A landmark survey conducted by Warwick University in Britain concluded last year that married men were "a remarkable 10.6 per cent" less likely to die in any given year than men who had never married. Married women received no such protection.

Worse, women who had married and then got divorced were 7.2 per cent more likely to die in any subsequent year; women who were widowed, were 3.8 per cent more likely to die.

For women concerned about a long life the evidence suggests that it is best to either not get married, or if you have done so, stay married.

And here is the economists' third explanation for the continuing slide in marriage rates, the one with direct and uncomfortable implications for the policies of George Bush, and for that matter John Howard: incomes in the US and Australia are becoming less equal.

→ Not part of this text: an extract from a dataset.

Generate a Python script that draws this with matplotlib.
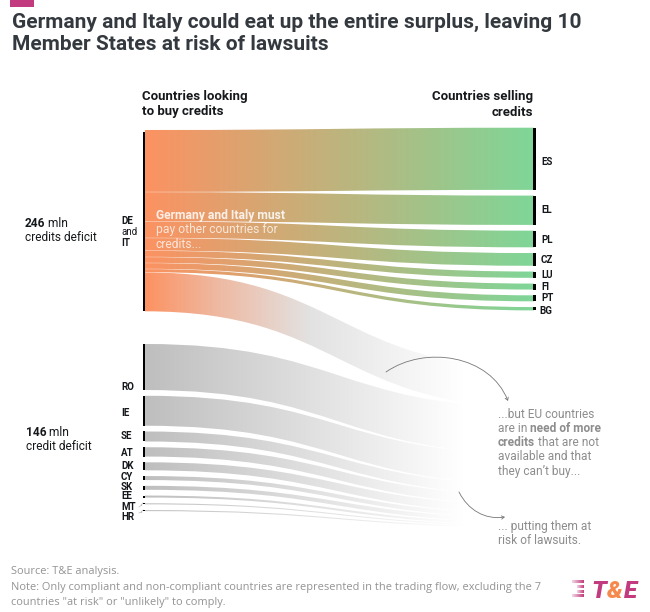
"""T&E credits trading flow: who buys, who sells, who is left short."""

import matplotlib
matplotlib.use("Agg")
import matplotlib.pyplot as plt
import numpy as np
from matplotlib.colors import to_rgb
from matplotlib.patches import FancyArrowPatch, PathPatch, Rectangle
from matplotlib.path import Path

plt.rcParams["font.family"] = ["Roboto", "DejaVu Sans"]

# flow sizes in mln credits
seller_names = ["ES", "EL", "PL", "CZ", "LU", "FI", "PT", "BG"]
seller_values = [84.0, 39.6, 22.5, 17.2, 8.5, 8.1, 8.1, 4.5]
big_buyer_total = 246.0
big_buyer_unmet = 245.0 - sum(seller_values)
buyer_names = ["RO", "IE", "SE", "AT", "DK", "CY", "SK", "EE", "MT", "HR"]
buyer_values = [62.2, 40.5, 13.5, 12.6, 10.8, 5.4, 5.4, 2.7, 1.4, 1.4]

PX_PER_MLN = 0.74
NODE_PAD = 5.75
X_LEFT, X_RIGHT = 145.0, 534.0

INK = "#16191c"
GREY_TXT = "#8d8d8d"
PINK = "#c23b7e"
ORANGE = "#f58a4e"
LABEL_SIZE = 7.0


def band(x0, y0_top, y0_bot, x1, y1_top, y1_bot):
    xm = (x0 + x1) / 2
    verts = [(x0, y0_top), (xm, y0_top), (xm, y1_top), (x1, y1_top),
             (x1, y1_bot), (xm, y1_bot), (xm, y0_bot), (x0, y0_bot),
             (x0, y0_top)]
    codes = [Path.MOVETO, Path.CURVE4, Path.CURVE4, Path.CURVE4,
             Path.LINETO, Path.CURVE4, Path.CURVE4, Path.CURVE4,
             Path.CLOSEPOLY]
    return Path(verts, codes)


def gradient(stops):
    # stops: (pixel x, colour) pairs, colour is held after the last stop
    xs = np.linspace(X_LEFT, X_RIGHT, 512)
    px = [s[0] for s in stops]
    rgb = np.array([to_rgb(s[1]) for s in stops])
    img = np.stack([np.interp(xs, px, rgb[:, i]) for i in range(3)], axis=-1)
    return img[np.newaxis, :, :]


def draw_band(ax, path, img):
    patch = PathPatch(path, facecolor="none", edgecolor="none",
                      transform=ax.transData)
    ax.add_patch(patch)
    im = ax.imshow(img, extent=[X_LEFT, X_RIGHT, 612, 0], aspect="auto",
                   interpolation="bilinear", zorder=1)
    im.set_clip_path(patch)


def runs(ax, x, y, parts, **kw):
    # mixed weight text on one baseline
    rend = ax.figure.canvas.get_renderer()
    for s, weight in parts:
        t = ax.text(x, y, s, fontweight=weight, va="baseline", **kw)
        x = t.get_window_extent(rend).x1 - 0.5


fig = plt.figure(figsize=(6.5, 6.12), dpi=100)
ax = fig.add_axes([0, 0, 1, 1])
ax.set_axis_off()
ax.set_xlim(0, 650)
ax.set_ylim(612, 0)

green_img = gradient([(X_LEFT, "#fc9262"), (X_RIGHT, "#7fd698")])
grey_img = gradient([(X_LEFT, "#bebebe"), (325, "#e3e3e3"), (462, "#ffffff")])
unmet_img = gradient([(X_LEFT, "#fc9262"), (215, "#efb8a0"), (310, "#e2e2e2"),
                      (462, "#ffffff")])

# sellers: the big buyers' stack on the left, padded nodes on the right
seller_label_y = [161.7, 210, 240, 260, 275, 287, 298, 311]
y_l = 130.0
y_r = 127.7
for name, v, ly in zip(seller_names, seller_values, seller_label_y):
    h = v * PX_PER_MLN
    draw_band(ax, band(X_LEFT, y_l, y_l + h - 0.3, X_RIGHT, y_r, y_r + h), green_img)
    ax.add_patch(Rectangle((X_RIGHT - 0.7, y_r), 2.4, h, color="black", lw=0, zorder=3))
    ax.text(539.5 if name == "BG" else 541, ly, name, fontsize=LABEL_SIZE,
            fontweight="bold", color=INK, va="center", ha="left")
    y_l += h
    y_r += h + NODE_PAD

# what the big buyers cannot get
y_r = 368.0
h = big_buyer_unmet * PX_PER_MLN
draw_band(ax, band(X_LEFT, y_l, y_l + h, X_RIGHT, y_r, y_r + h), unmet_img)
y_r += h + 0.5
ax.add_patch(Rectangle((143, y_l + h - big_buyer_total * PX_PER_MLN + 2.5), 2.4,
                       big_buyer_total * PX_PER_MLN - 2.5, color="black", lw=0, zorder=3))

# the other buyers, stacked at the right where the flow has faded away
label_y = [386.5, 413, 436, 453, 466, 476.8, 486.5, 496.2, 507, 516.5]
y_l = 344.0
for name, v, ly in zip(buyer_names, buyer_values, label_y):
    h = v * PX_PER_MLN
    draw_band(ax, band(X_LEFT, y_l, y_l + h, X_RIGHT, y_r, y_r + h), grey_img)
    ax.add_patch(Rectangle((143, y_l), 2.4, h, color="black", lw=0, zorder=3))
    ax.text(121, ly, name, fontsize=LABEL_SIZE, fontweight="bold", color=INK, va="center")
    y_l += h + NODE_PAD
    y_r += h + 0.5

# MT / HR leader squiggles
for y0, y1 in [(503, 507), (510, 513)]:
    ax.plot([143, 141, 142, 139], [y0, y0 + 2, y0 + 2, y1], color="#bdbdbd", lw=0.5)

# header
ax.add_patch(Rectangle((10, 0), 24, 7, color=PINK, lw=0))
ax.text(12, 28, "Germany and Italy could eat up the entire surplus, leaving 10",
        fontsize=15.05, fontweight="bold", color="#33393e", va="baseline")
ax.text(12, 50, "Member States at risk of lawsuits",
        fontsize=15.05, fontweight="bold", color="#33393e", va="baseline")

ax.text(142, 100, "Countries looking", fontsize=9.5, fontweight="bold", color=INK)
ax.text(142, 115.5, "to buy credits", fontsize=9.5, fontweight="bold", color=INK)
ax.text(533, 100, "Countries selling", fontsize=9.5, fontweight="bold", color=INK, ha="right")
ax.text(533, 115.5, "credits", fontsize=9.5, fontweight="bold", color=INK, ha="right")

# left side labels
ax.text(121, 221, "DE", fontsize=LABEL_SIZE, fontweight="bold", color=INK, va="center")
ax.text(121, 232, "and", fontsize=LABEL_SIZE, color=INK, va="center")
ax.text(121, 242.5, "IT", fontsize=LABEL_SIZE, fontweight="bold", color=INK, va="center")
runs(ax, 25, 227, [("246", "bold"), (" mln", "normal")], fontsize=8.6, color=INK)
ax.text(25, 241, "credits deficit", fontsize=8.6, color=INK)
runs(ax, 26, 436, [("146", "bold"), (" mln", "normal")], fontsize=8.6, color=INK)
ax.text(26, 450, "credit deficit", fontsize=8.6, color=INK)

# text over the flow
ax.text(156, 219, "Germany and Italy must", fontsize=8.7, fontweight="bold",
        color="white", alpha=0.85, zorder=4)
ax.text(156, 233.5, "pay other countries for", fontsize=8.7, color="white", alpha=0.75, zorder=4)
ax.text(156, 247.5, "credits...", fontsize=8.7, color="white", alpha=0.75, zorder=4)

# annotations on the right
ax.text(498, 418, "...but EU countries", fontsize=8.6, color=GREY_TXT)
runs(ax, 498, 432, [("are in ", "normal"), ("need of more", "bold")], fontsize=8.6, color=GREY_TXT)
runs(ax, 498, 446, [("credits", "bold"), (" that are not", "normal")], fontsize=8.6, color=GREY_TXT)
ax.text(498, 460.5, "available and that", fontsize=8.6, color=GREY_TXT)
ax.text(498, 474.5, "they can\u2019t buy...", fontsize=8.6, color=GREY_TXT)
ax.text(498, 530, "... putting them at", fontsize=8.6, color=GREY_TXT)
ax.text(498, 544, "risk of lawsuits.", fontsize=8.6, color=GREY_TXT)

arrow_1 = Path([(386, 372), (425, 345), (490, 355), (508, 401)],
               [Path.MOVETO, Path.CURVE4, Path.CURVE4, Path.CURVE4])
arrow_2 = Path([(459, 492), (468, 510), (485, 520), (505, 517)],
               [Path.MOVETO, Path.CURVE4, Path.CURVE4, Path.CURVE4])
for p in (arrow_1, arrow_2):
    ax.add_patch(FancyArrowPatch(path=p, arrowstyle="->,head_length=2,head_width=1.2",
                                 color="#777777", lw=0.6, zorder=5))

# footer
foot = dict(fontsize=7.92, color="#939393", family=["Open Sans", "DejaVu Sans"])
ax.text(11, 574, "Source: T&E analysis.", **foot)
ax.text(11, 590, "Note: Only compliant and non-compliant countries are represented in the trading flow, excluding the 7", **foot)
ax.text(11, 605, "countries \"at risk\" or \"unlikely\" to comply.", **foot)

# logo: stripes fade out to the left
stripe = np.ones((1, 64, 4))
stripe[..., :3] = to_rgb(PINK)
stripe[..., 3] = np.linspace(0.2, 1.0, 64)
for i, x0 in enumerate([572, 577, 577, 572]):
    ax.imshow(stripe, extent=[x0, 584, 581 + i * 4.6 + 2.4, 581 + i * 4.6],
              aspect="auto", interpolation="bilinear", zorder=2)
logo = dict(fontsize=17.5, fontweight="black", style="italic")
ax.text(591, 597.5, "T", color=PINK, **logo)
ax.text(606.5, 597.5, "&", color=ORANGE, **logo)
ax.text(624, 597.5, "E", color=PINK, **logo)

ax.set_xlim(0, 650)
ax.set_ylim(612, 0)
fig.savefig("out.png", dpi=100)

In the US Bush pushed the process along in 2001 and 2003 with very big tax cuts directed at the already rich.

Increasing inequality means, in the words of Hebrew University economists Eric Gould and Daniele Paserman, "an increase in the dispersion of husband quality". There is now a greater potential pay-off for women in Waiting for Mr Right, to use the title of the paper just published by Gould and Paserman.

They use census data to rank 300 US cities. The most unequal city is Stamford, Connecticut, just north of New York City. It happens to also be the city with the highest proportion of women in their upper 20s who are not yet married (waiting for Mr Right).

Gould and Paserman find that female singleness closely follows male wage inequality, both between different cities and over time. As US male incomes have become more unequal over the past 20 years, females have become commensurately less likely to commit.

They use statistical tools to show that the effect isn't due to men reacting to changes in female incomes, and it isn't due to women throwing themselves into work when and where male incomes diverge widely.

The finding expressed in numbers: "Increased inequality may account for up to 30 per cent of the overall decline in female marriage rates in the last few decades." And Bush has acted to increase that inequality further. In economic terms he has probably been anti-marriage.

A pro-marriage president or prime minister would use economic and taxation policy to make already successful men less financially attractive, rather than more so.

The very clear implication of the economists' work is that women are materialistic in their approach to marriage.

But that doesn't make me feel bad about women. Economists have shown that all sorts of decisions we make are based on prices, everything from wage rates to exchange rates - among those decisions: how long we sleep each night and where we choose to take our holidays. But much of the time we don't consciously think in those terms.

I prefer to think that women considering marriage don't realise what they are doing.